INPUT MATERIAL >>

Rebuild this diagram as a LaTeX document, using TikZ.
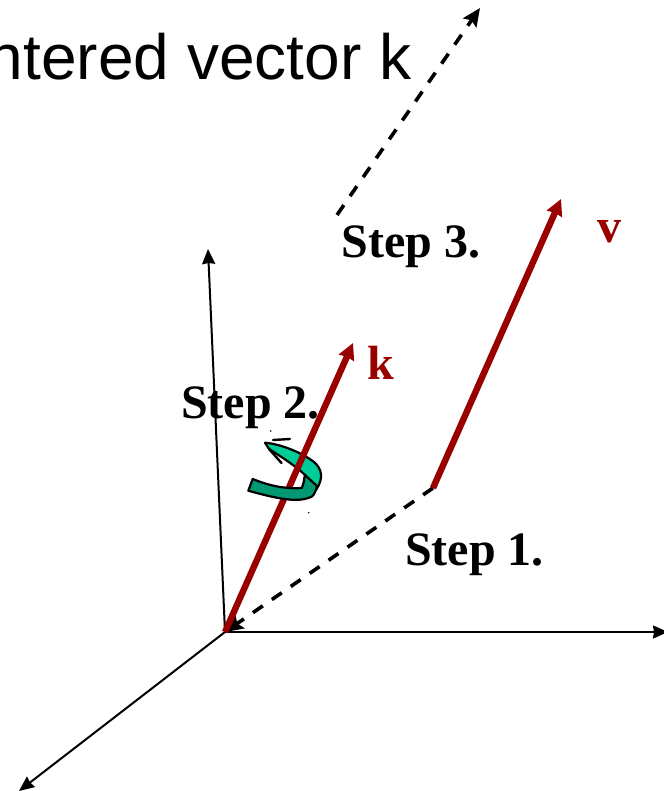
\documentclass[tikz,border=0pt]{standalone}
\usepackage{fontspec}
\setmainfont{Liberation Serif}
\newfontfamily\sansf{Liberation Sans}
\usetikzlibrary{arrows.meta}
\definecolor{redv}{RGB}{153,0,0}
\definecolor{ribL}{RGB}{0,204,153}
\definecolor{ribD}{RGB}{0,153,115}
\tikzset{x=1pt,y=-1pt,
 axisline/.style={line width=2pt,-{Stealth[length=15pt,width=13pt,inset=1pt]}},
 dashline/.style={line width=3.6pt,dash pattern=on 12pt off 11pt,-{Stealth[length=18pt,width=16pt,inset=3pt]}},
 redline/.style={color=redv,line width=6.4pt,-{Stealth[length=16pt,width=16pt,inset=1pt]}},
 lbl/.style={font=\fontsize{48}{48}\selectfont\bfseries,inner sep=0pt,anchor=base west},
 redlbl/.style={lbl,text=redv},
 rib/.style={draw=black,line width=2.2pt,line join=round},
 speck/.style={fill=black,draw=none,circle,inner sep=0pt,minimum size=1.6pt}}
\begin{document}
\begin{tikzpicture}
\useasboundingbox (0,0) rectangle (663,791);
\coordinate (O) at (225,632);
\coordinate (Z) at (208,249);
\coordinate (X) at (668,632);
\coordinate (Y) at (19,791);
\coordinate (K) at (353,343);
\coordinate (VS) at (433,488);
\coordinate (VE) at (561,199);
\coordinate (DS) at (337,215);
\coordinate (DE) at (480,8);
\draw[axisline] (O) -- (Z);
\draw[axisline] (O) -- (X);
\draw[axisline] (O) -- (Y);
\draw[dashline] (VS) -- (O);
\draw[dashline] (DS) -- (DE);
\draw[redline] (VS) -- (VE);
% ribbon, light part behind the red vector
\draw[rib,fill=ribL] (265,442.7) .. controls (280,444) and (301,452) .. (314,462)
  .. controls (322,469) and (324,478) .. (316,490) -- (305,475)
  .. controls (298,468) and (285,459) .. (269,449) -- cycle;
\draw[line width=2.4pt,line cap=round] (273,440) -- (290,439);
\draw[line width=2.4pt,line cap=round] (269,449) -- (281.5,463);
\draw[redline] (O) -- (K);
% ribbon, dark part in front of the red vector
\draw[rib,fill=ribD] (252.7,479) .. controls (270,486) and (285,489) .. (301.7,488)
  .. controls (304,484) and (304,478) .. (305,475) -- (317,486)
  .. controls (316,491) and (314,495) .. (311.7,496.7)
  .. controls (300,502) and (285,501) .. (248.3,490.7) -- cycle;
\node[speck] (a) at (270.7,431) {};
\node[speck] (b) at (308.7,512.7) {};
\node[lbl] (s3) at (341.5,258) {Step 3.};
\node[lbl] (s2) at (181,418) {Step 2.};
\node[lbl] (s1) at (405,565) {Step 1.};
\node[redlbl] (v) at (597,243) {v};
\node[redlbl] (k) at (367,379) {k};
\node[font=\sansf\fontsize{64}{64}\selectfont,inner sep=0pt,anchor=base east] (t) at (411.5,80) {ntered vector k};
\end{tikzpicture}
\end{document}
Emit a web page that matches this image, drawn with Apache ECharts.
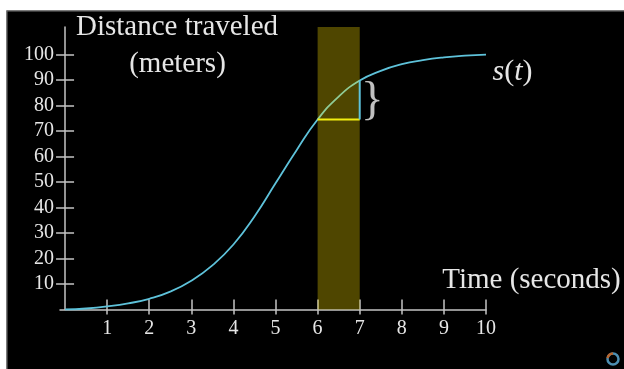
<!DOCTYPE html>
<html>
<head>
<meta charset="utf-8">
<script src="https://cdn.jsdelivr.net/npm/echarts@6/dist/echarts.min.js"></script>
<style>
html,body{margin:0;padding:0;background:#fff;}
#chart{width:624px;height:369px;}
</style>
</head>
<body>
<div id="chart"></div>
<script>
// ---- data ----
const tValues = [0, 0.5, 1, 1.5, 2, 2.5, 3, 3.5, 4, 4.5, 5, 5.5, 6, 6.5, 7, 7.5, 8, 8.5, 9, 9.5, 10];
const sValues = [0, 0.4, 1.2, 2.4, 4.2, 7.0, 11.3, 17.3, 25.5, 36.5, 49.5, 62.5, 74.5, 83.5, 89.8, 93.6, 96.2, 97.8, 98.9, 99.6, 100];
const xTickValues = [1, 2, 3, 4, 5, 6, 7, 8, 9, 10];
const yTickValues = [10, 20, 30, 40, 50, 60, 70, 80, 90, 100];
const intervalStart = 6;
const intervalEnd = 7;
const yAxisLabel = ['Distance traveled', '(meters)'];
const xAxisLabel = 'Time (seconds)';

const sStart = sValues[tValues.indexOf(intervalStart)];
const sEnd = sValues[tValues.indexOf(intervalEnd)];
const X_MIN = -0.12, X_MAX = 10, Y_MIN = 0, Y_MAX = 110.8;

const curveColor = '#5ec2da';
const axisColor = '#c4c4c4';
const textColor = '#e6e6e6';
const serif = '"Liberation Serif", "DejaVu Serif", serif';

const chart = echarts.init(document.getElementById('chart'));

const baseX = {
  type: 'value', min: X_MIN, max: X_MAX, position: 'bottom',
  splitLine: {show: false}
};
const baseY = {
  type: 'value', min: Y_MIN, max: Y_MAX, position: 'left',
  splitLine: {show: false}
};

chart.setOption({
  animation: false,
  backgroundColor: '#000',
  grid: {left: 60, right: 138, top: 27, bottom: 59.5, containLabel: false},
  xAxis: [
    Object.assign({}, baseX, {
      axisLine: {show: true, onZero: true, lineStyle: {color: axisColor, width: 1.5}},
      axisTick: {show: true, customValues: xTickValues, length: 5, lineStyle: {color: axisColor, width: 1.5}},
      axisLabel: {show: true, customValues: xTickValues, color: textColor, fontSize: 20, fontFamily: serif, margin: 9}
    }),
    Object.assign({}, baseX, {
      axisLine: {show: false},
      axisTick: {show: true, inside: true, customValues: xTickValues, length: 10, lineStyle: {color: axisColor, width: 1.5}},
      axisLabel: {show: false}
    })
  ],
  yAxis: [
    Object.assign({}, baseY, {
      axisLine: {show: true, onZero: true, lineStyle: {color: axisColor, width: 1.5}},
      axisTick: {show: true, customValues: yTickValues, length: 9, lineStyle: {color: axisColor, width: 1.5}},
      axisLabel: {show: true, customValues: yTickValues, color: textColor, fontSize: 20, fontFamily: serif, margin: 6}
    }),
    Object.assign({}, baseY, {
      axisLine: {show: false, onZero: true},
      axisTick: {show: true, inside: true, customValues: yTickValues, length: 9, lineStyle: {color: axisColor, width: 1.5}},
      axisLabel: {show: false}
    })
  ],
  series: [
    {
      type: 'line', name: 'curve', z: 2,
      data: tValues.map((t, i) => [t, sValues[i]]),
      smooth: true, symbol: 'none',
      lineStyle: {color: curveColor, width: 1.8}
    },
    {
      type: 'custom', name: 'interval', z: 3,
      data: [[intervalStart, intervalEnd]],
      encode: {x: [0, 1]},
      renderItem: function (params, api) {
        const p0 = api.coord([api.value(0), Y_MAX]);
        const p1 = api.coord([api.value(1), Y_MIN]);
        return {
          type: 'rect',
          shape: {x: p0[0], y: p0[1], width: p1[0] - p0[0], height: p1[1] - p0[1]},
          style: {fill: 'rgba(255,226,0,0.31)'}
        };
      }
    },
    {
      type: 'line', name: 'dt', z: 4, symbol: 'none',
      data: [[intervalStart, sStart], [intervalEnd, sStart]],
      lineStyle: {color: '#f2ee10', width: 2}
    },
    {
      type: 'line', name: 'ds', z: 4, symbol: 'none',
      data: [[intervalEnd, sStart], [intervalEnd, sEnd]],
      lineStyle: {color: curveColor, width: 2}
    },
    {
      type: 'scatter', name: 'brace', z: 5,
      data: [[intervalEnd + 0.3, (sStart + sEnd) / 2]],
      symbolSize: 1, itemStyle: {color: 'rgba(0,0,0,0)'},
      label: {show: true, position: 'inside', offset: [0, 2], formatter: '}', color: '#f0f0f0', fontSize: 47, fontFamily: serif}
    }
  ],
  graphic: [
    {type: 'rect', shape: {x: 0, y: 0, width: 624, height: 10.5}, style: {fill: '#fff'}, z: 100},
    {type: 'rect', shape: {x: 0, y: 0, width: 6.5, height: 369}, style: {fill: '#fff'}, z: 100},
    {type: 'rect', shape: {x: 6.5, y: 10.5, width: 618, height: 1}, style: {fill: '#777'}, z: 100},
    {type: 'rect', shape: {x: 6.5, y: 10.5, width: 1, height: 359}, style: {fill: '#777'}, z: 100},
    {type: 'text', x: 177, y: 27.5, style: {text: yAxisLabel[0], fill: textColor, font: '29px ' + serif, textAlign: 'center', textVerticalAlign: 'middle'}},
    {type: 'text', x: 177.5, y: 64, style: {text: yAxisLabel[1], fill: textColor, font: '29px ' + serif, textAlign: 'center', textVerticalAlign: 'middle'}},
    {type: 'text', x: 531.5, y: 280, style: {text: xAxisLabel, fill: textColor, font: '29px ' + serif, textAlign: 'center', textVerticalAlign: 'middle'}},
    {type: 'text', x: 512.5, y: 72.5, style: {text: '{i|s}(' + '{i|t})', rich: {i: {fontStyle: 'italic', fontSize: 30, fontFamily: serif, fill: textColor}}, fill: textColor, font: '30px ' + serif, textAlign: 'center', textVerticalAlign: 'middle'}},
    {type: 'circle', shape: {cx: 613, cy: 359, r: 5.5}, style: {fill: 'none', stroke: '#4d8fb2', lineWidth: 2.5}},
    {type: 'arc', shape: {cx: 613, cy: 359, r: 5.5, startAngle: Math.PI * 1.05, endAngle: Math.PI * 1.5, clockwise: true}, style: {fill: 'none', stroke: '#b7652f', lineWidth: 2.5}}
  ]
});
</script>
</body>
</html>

CHALLENGE >> Scan the lines for the string "this". Pick out every line that has it.

WORKED SOLUTION >>
Rebuild this diagram as a LaTeX document, using TikZ.
Emit a web page that matches this image, drawn with Apache ECharts.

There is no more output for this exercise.